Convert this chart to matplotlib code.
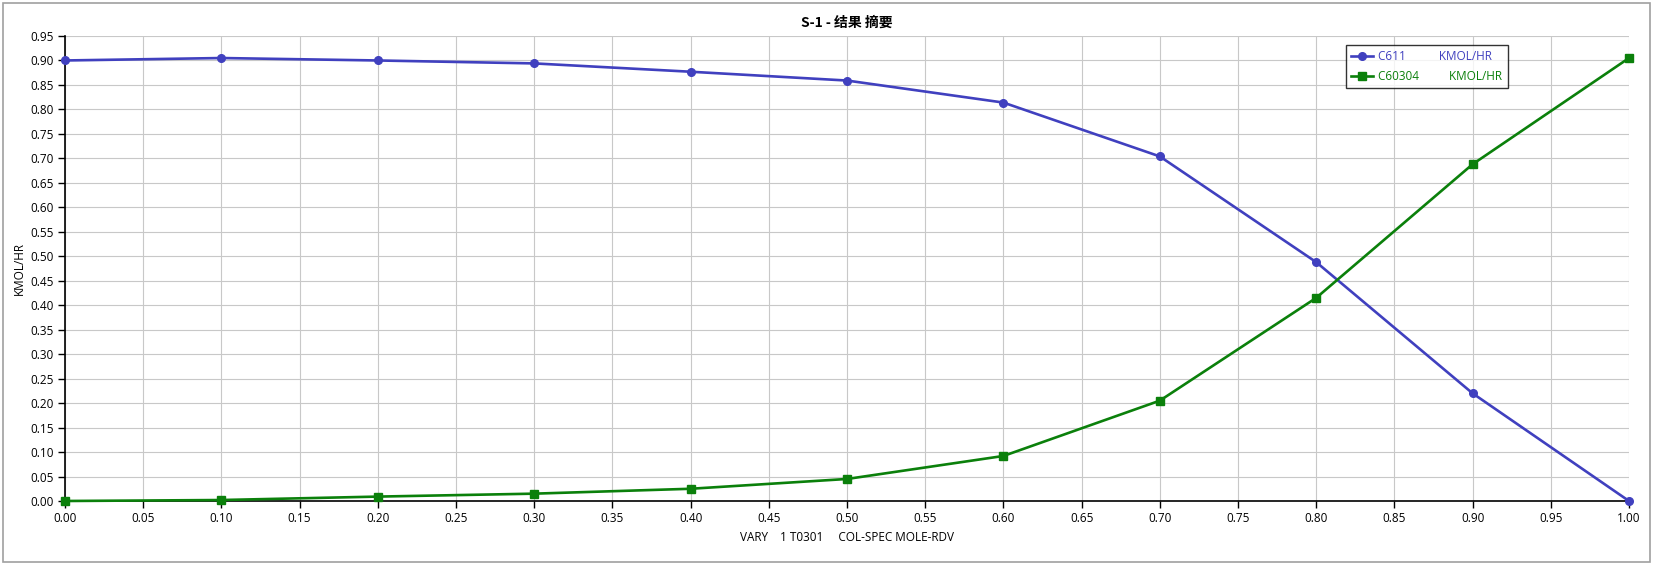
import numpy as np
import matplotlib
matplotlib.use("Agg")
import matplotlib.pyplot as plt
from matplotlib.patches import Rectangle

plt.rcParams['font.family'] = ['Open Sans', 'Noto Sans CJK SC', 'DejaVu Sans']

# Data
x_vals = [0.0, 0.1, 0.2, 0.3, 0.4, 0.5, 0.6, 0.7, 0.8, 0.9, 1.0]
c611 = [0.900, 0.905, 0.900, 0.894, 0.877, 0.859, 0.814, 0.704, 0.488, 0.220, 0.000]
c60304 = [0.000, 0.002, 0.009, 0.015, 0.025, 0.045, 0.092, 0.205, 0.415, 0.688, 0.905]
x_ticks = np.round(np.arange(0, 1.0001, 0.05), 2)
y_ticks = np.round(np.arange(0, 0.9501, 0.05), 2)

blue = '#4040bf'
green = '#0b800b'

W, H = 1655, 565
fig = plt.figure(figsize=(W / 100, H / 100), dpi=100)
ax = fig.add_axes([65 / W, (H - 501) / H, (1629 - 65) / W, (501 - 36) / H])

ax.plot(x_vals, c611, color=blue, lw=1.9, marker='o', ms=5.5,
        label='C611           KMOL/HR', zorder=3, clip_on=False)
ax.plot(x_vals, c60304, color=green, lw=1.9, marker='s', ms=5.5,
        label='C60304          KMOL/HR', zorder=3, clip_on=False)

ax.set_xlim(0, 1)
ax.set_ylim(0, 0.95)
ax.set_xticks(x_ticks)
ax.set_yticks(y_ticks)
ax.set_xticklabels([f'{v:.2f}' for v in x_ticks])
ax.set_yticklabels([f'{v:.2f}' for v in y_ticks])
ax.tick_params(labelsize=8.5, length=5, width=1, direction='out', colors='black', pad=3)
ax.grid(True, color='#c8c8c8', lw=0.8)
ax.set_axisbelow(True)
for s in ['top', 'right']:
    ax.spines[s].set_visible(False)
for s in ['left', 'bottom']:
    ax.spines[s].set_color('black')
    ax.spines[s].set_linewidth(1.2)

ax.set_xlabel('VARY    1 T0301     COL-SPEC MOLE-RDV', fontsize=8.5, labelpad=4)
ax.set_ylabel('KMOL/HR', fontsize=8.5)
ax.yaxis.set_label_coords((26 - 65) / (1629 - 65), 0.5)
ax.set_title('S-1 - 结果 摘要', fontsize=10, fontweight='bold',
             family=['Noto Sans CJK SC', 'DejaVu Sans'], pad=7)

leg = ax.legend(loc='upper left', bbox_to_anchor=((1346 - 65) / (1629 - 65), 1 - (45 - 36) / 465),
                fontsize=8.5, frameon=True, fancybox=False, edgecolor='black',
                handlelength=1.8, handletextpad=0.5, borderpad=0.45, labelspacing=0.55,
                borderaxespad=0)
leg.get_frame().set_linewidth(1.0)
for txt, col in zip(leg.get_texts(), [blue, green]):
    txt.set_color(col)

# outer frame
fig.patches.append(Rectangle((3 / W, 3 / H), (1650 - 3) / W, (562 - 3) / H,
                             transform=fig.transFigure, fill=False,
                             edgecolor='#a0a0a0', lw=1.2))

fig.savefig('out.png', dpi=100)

TASK GOAL
All the lines above are to be given again exactly as they read, with the pictures removed.

SOLUTION TO THIS PROBLEM
Convert this chart to matplotlib code.
import numpy as np
import matplotlib
matplotlib.use("Agg")
import matplotlib.pyplot as plt
from matplotlib.patches import Rectangle

plt.rcParams['font.family'] = ['Open Sans', 'Noto Sans CJK SC', 'DejaVu Sans']

# Data
x_vals = [0.0, 0.1, 0.2, 0.3, 0.4, 0.5, 0.6, 0.7, 0.8, 0.9, 1.0]
c611 = [0.900, 0.905, 0.900, 0.894, 0.877, 0.859, 0.814, 0.704, 0.488, 0.220, 0.000]
c60304 = [0.000, 0.002, 0.009, 0.015, 0.025, 0.045, 0.092, 0.205, 0.415, 0.688, 0.905]
x_ticks = np.round(np.arange(0, 1.0001, 0.05), 2)
y_ticks = np.round(np.arange(0, 0.9501, 0.05), 2)

blue = '#4040bf'
green = '#0b800b'

W, H = 1655, 565
fig = plt.figure(figsize=(W / 100, H / 100), dpi=100)
ax = fig.add_axes([65 / W, (H - 501) / H, (1629 - 65) / W, (501 - 36) / H])

ax.plot(x_vals, c611, color=blue, lw=1.9, marker='o', ms=5.5,
        label='C611           KMOL/HR', zorder=3, clip_on=False)
ax.plot(x_vals, c60304, color=green, lw=1.9, marker='s', ms=5.5,
        label='C60304          KMOL/HR', zorder=3, clip_on=False)

ax.set_xlim(0, 1)
ax.set_ylim(0, 0.95)
ax.set_xticks(x_ticks)
ax.set_yticks(y_ticks)
ax.set_xticklabels([f'{v:.2f}' for v in x_ticks])
ax.set_yticklabels([f'{v:.2f}' for v in y_ticks])
ax.tick_params(labelsize=8.5, length=5, width=1, direction='out', colors='black', pad=3)
ax.grid(True, color='#c8c8c8', lw=0.8)
ax.set_axisbelow(True)
for s in ['top', 'right']:
    ax.spines[s].set_visible(False)
for s in ['left', 'bottom']:
    ax.spines[s].set_color('black')
    ax.spines[s].set_linewidth(1.2)

ax.set_xlabel('VARY    1 T0301     COL-SPEC MOLE-RDV', fontsize=8.5, labelpad=4)
ax.set_ylabel('KMOL/HR', fontsize=8.5)
ax.yaxis.set_label_coords((26 - 65) / (1629 - 65), 0.5)
ax.set_title('S-1 - 结果 摘要', fontsize=10, fontweight='bold',
             family=['Noto Sans CJK SC', 'DejaVu Sans'], pad=7)

leg = ax.legend(loc='upper left', bbox_to_anchor=((1346 - 65) / (1629 - 65), 1 - (45 - 36) / 465),
                fontsize=8.5, frameon=True, fancybox=False, edgecolor='black',
                handlelength=1.8, handletextpad=0.5, borderpad=0.45, labelspacing=0.55,
                borderaxespad=0)
leg.get_frame().set_linewidth(1.0)
for txt, col in zip(leg.get_texts(), [blue, green]):
    txt.set_color(col)

# outer frame
fig.patches.append(Rectangle((3 / W, 3 / H), (1650 - 3) / W, (562 - 3) / H,
                             transform=fig.transFigure, fill=False,
                             edgecolor='#a0a0a0', lw=1.2))

fig.savefig('out.png', dpi=100)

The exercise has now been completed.